### Given information
-------------------------
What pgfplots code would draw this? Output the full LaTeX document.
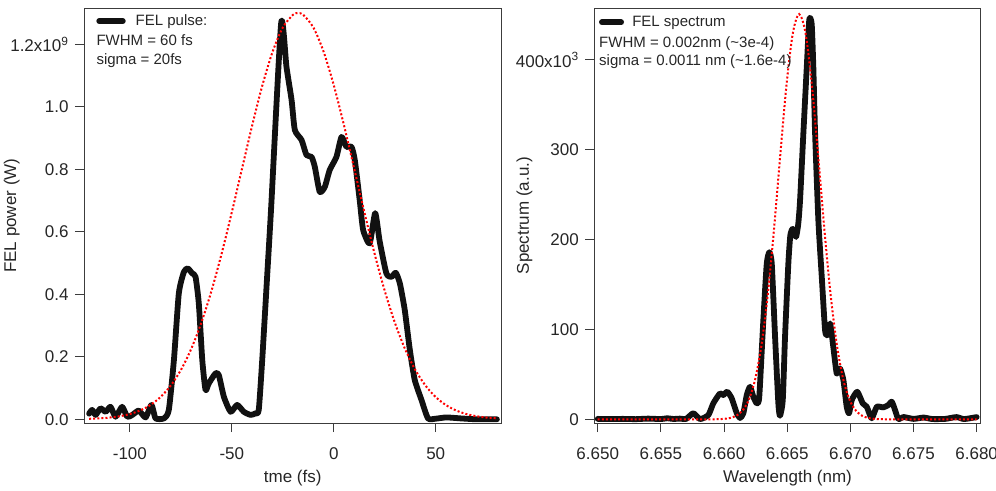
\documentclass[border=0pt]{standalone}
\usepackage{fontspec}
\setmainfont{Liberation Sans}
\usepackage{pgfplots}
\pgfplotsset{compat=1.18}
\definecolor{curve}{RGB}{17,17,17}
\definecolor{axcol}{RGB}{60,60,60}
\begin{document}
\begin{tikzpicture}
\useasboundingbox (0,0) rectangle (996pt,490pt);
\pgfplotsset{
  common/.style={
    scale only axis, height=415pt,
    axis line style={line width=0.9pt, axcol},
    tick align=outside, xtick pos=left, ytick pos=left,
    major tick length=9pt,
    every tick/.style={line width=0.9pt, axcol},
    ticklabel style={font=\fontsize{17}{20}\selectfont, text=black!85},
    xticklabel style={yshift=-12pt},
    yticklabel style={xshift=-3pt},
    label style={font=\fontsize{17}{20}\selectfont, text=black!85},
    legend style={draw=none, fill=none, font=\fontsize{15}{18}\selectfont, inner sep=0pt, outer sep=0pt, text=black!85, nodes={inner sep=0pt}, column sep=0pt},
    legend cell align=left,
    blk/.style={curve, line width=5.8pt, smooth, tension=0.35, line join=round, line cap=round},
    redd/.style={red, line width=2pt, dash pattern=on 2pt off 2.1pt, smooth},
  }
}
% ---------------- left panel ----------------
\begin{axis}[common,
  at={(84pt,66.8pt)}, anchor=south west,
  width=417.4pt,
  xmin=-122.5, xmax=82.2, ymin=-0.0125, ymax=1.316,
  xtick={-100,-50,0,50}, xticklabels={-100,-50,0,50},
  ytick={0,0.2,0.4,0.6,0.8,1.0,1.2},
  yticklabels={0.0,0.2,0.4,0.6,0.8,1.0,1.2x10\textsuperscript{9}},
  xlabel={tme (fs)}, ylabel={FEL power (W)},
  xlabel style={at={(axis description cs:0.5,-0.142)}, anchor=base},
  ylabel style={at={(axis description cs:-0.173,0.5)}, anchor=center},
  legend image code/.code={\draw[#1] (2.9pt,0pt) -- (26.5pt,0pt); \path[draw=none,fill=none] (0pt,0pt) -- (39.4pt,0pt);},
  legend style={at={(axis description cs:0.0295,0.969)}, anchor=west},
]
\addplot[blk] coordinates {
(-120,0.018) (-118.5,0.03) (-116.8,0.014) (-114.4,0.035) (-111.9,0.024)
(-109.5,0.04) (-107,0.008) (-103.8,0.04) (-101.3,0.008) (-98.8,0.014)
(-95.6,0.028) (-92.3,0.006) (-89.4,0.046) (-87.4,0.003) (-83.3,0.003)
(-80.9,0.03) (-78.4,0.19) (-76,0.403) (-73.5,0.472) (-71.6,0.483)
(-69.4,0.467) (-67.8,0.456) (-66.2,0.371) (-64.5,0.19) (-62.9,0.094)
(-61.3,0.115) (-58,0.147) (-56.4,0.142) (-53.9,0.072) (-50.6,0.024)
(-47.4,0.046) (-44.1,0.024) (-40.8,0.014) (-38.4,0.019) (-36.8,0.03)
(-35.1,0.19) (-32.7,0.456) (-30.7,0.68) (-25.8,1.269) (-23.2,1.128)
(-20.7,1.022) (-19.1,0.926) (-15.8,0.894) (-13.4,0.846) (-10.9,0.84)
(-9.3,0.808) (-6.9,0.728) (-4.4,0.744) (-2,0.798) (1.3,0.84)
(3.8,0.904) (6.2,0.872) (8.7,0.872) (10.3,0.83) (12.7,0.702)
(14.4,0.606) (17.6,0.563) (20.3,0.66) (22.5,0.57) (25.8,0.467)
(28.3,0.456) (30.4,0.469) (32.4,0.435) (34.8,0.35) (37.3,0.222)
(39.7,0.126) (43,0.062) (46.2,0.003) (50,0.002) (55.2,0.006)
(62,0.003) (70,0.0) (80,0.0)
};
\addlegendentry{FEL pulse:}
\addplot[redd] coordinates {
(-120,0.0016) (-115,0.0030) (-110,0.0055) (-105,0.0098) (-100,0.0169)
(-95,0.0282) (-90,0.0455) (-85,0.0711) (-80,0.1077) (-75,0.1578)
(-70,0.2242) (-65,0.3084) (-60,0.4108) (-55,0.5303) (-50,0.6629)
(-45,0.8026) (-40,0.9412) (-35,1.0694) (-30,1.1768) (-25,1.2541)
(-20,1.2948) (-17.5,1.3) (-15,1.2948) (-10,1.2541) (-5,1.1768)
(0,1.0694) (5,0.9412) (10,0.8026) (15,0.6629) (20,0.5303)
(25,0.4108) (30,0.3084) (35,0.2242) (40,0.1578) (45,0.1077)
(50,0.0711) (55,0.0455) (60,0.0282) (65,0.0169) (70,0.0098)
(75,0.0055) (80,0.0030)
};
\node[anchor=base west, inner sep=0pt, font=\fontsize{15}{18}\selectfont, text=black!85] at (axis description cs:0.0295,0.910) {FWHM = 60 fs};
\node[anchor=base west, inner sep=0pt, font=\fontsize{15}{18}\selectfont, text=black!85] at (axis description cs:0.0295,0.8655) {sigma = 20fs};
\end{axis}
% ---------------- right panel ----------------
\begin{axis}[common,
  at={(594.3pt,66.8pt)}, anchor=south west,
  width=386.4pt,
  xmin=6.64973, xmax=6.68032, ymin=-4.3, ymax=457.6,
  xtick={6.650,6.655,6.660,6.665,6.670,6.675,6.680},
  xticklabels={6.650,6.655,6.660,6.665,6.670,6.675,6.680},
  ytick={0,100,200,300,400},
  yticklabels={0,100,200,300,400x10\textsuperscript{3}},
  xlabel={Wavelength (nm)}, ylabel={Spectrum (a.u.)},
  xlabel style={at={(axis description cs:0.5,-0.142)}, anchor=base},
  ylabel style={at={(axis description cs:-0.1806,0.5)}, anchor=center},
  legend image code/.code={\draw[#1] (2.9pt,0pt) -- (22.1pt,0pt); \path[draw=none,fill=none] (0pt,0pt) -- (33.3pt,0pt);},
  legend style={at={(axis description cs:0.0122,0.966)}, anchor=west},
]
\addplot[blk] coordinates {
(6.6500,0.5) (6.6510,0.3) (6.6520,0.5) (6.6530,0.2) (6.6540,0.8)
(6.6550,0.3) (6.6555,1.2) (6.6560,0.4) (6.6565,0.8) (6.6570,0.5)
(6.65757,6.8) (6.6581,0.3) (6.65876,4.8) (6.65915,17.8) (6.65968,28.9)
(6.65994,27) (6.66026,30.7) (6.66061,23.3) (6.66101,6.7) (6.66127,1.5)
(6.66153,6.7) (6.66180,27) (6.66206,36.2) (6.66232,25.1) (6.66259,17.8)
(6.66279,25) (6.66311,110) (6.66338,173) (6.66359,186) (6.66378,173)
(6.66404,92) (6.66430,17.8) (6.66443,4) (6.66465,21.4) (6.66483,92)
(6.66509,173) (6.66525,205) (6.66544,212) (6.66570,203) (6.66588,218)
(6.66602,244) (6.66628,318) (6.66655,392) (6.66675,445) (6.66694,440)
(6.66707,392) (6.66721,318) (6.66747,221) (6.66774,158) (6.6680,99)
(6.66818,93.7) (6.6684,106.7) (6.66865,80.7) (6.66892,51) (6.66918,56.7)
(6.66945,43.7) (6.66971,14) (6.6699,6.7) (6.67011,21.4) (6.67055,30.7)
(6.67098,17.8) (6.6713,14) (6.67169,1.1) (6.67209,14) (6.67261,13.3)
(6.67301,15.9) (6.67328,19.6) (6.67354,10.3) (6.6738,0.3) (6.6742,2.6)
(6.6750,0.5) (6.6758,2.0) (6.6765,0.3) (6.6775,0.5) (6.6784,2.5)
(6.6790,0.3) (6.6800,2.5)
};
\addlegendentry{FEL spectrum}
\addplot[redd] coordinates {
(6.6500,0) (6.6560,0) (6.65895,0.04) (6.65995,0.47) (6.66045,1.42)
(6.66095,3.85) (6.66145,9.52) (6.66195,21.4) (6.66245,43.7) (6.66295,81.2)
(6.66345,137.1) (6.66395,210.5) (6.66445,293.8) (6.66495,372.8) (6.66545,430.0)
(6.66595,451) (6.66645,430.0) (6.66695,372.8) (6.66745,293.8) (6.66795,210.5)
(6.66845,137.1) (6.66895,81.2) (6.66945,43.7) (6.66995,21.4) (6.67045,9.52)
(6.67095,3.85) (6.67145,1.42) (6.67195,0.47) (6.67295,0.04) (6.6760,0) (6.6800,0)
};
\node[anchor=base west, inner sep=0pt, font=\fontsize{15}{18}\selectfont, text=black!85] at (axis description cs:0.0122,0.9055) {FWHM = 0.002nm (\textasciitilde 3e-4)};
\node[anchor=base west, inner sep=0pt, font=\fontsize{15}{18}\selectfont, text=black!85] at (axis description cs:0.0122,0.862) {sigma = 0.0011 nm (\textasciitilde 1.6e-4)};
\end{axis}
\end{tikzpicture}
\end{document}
-------------------------
Copy each line of the preceding data that contains the string "code".

### Result for this exercise
What pgfplots code would draw this? Output the full LaTeX document.
  legend image code/.code={\draw[#1] (2.9pt,0pt) -- (26.5pt,0pt); \path[draw=none,fill=none] (0pt,0pt) -- (39.4pt,0pt);},
  legend image code/.code={\draw[#1] (2.9pt,0pt) -- (22.1pt,0pt); \path[draw=none,fill=none] (0pt,0pt) -- (33.3pt,0pt);},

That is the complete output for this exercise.